Exercise description: Take the lines from the head of the listing through the one bearing "const ys = [binomial, fjModel, gaussian, parabolic];" and copy them exactly, leaving every picture out.

Records:
::::

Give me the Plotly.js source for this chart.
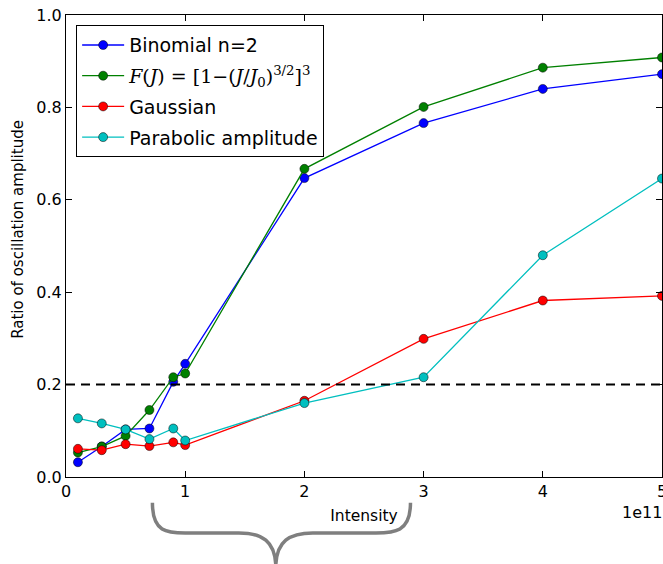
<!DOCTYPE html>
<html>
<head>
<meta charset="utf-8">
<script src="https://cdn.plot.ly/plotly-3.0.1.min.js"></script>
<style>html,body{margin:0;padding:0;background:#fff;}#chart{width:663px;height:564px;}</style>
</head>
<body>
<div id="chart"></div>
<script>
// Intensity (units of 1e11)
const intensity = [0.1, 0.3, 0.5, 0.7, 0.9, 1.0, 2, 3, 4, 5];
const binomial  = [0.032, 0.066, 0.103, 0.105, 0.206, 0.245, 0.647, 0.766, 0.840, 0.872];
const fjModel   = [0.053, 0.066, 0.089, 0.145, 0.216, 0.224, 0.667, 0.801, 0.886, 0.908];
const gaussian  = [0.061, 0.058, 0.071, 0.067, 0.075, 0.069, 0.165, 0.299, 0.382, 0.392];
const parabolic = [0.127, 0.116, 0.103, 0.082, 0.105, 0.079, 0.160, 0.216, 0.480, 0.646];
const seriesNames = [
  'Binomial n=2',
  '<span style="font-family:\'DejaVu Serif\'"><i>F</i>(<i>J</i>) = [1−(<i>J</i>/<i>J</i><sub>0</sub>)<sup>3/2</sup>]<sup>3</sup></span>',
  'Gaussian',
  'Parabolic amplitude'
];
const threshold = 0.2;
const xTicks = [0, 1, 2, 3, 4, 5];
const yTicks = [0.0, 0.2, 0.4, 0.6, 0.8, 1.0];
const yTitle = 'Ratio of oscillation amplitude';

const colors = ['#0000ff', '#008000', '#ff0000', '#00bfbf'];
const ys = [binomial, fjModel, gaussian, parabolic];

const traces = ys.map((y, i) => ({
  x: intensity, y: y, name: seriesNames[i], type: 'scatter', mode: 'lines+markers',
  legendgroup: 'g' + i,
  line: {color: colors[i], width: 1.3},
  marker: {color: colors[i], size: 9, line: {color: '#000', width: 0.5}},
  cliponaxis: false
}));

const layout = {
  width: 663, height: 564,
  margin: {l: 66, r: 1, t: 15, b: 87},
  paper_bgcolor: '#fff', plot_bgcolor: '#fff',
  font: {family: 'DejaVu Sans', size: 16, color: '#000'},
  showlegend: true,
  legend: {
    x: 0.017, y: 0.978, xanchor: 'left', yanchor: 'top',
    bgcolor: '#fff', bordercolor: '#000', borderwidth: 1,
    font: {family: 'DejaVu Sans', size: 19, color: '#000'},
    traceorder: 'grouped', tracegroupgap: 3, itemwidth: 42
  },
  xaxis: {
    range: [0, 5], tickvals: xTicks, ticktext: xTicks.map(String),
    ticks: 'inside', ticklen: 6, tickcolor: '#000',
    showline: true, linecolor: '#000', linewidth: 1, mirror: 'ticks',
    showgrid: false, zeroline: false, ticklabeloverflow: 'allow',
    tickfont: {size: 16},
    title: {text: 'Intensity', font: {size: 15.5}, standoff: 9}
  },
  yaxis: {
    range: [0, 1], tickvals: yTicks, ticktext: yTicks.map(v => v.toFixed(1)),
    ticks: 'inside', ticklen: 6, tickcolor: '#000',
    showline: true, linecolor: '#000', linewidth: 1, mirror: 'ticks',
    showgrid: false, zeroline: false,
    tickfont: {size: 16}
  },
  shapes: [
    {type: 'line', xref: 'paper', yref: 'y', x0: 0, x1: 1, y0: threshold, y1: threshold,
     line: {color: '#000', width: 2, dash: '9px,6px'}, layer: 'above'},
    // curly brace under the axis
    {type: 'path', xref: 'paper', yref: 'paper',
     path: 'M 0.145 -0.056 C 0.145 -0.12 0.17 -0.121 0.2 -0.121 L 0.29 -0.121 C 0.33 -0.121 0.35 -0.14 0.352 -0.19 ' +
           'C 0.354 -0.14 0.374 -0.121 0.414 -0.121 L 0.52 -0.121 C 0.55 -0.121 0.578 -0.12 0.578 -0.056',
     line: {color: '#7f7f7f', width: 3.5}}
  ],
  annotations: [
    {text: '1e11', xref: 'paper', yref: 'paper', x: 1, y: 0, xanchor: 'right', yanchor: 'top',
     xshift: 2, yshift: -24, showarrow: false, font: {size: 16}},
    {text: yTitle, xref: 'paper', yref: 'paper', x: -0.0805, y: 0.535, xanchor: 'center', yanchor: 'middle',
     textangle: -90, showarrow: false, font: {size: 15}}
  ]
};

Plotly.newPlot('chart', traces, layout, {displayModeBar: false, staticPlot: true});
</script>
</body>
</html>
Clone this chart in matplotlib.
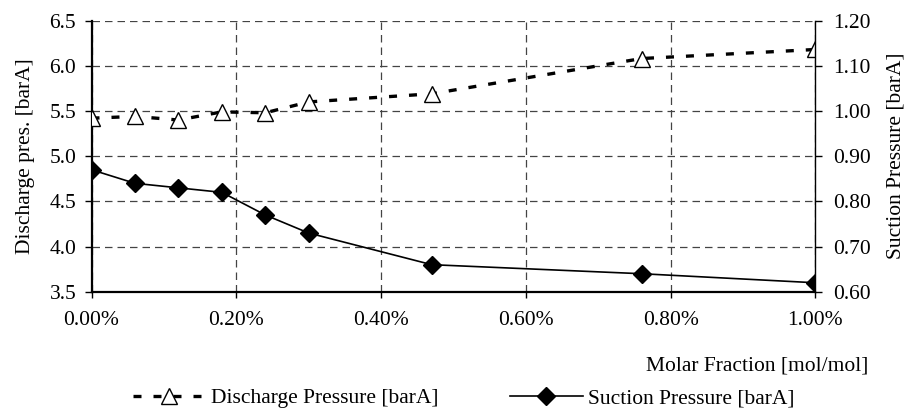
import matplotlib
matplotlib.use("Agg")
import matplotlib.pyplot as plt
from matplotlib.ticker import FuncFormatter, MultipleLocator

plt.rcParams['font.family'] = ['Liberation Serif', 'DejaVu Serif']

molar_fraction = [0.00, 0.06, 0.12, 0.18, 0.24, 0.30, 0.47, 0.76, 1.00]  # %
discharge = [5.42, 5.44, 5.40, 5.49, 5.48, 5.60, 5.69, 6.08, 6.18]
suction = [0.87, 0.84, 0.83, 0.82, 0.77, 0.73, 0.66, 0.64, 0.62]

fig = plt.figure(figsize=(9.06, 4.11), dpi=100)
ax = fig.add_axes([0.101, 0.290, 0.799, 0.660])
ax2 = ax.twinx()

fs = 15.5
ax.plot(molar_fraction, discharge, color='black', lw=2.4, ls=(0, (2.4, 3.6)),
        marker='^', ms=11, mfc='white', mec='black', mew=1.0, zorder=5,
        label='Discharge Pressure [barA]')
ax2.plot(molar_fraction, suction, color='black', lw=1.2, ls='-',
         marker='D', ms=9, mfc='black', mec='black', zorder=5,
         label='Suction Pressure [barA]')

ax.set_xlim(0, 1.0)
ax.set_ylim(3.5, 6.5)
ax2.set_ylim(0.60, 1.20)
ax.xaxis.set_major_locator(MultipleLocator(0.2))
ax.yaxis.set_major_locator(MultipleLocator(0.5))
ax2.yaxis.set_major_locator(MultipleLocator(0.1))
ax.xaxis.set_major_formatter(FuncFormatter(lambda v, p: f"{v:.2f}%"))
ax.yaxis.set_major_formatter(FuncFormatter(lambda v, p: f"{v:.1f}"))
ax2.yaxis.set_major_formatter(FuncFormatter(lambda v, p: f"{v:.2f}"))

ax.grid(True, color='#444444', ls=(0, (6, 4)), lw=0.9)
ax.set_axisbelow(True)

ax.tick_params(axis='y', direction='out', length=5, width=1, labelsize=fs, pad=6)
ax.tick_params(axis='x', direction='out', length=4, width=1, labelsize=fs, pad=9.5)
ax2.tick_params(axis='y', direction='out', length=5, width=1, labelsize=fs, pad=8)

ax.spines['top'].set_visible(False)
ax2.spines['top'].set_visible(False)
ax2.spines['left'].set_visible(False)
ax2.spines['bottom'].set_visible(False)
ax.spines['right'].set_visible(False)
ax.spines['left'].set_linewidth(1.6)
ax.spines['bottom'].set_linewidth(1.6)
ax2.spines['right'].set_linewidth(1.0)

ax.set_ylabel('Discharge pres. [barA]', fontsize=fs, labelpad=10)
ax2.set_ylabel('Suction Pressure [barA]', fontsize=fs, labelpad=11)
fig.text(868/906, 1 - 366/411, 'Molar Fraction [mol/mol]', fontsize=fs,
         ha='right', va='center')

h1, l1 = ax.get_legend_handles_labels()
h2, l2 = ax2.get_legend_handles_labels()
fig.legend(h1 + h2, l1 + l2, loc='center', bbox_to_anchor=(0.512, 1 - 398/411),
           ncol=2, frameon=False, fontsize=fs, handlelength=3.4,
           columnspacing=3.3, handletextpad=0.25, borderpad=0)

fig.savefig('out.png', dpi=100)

::::

Final answer:
Give me the Plotly.js source for this chart.
<!DOCTYPE html>
<html>
<head>
<meta charset="utf-8">
<script src="https://cdn.plot.ly/plotly-3.0.1.min.js"></script>
<style>html,body{margin:0;padding:0;background:#fff;}#chart{width:663px;height:564px;}</style>
</head>
<body>
<div id="chart"></div>
<script>
// Intensity (units of 1e11)
const intensity = [0.1, 0.3, 0.5, 0.7, 0.9, 1.0, 2, 3, 4, 5];
const binomial  = [0.032, 0.066, 0.103, 0.105, 0.206, 0.245, 0.647, 0.766, 0.840, 0.872];
const fjModel   = [0.053, 0.066, 0.089, 0.145, 0.216, 0.224, 0.667, 0.801, 0.886, 0.908];
const gaussian  = [0.061, 0.058, 0.071, 0.067, 0.075, 0.069, 0.165, 0.299, 0.382, 0.392];
const parabolic = [0.127, 0.116, 0.103, 0.082, 0.105, 0.079, 0.160, 0.216, 0.480, 0.646];
const seriesNames = [
  'Binomial n=2',
  '<span style="font-family:\'DejaVu Serif\'"><i>F</i>(<i>J</i>) = [1−(<i>J</i>/<i>J</i><sub>0</sub>)<sup>3/2</sup>]<sup>3</sup></span>',
  'Gaussian',
  'Parabolic amplitude'
];
const threshold = 0.2;
const xTicks = [0, 1, 2, 3, 4, 5];
const yTicks = [0.0, 0.2, 0.4, 0.6, 0.8, 1.0];
const yTitle = 'Ratio of oscillation amplitude';

const colors = ['#0000ff', '#008000', '#ff0000', '#00bfbf'];
const ys = [binomial, fjModel, gaussian, parabolic];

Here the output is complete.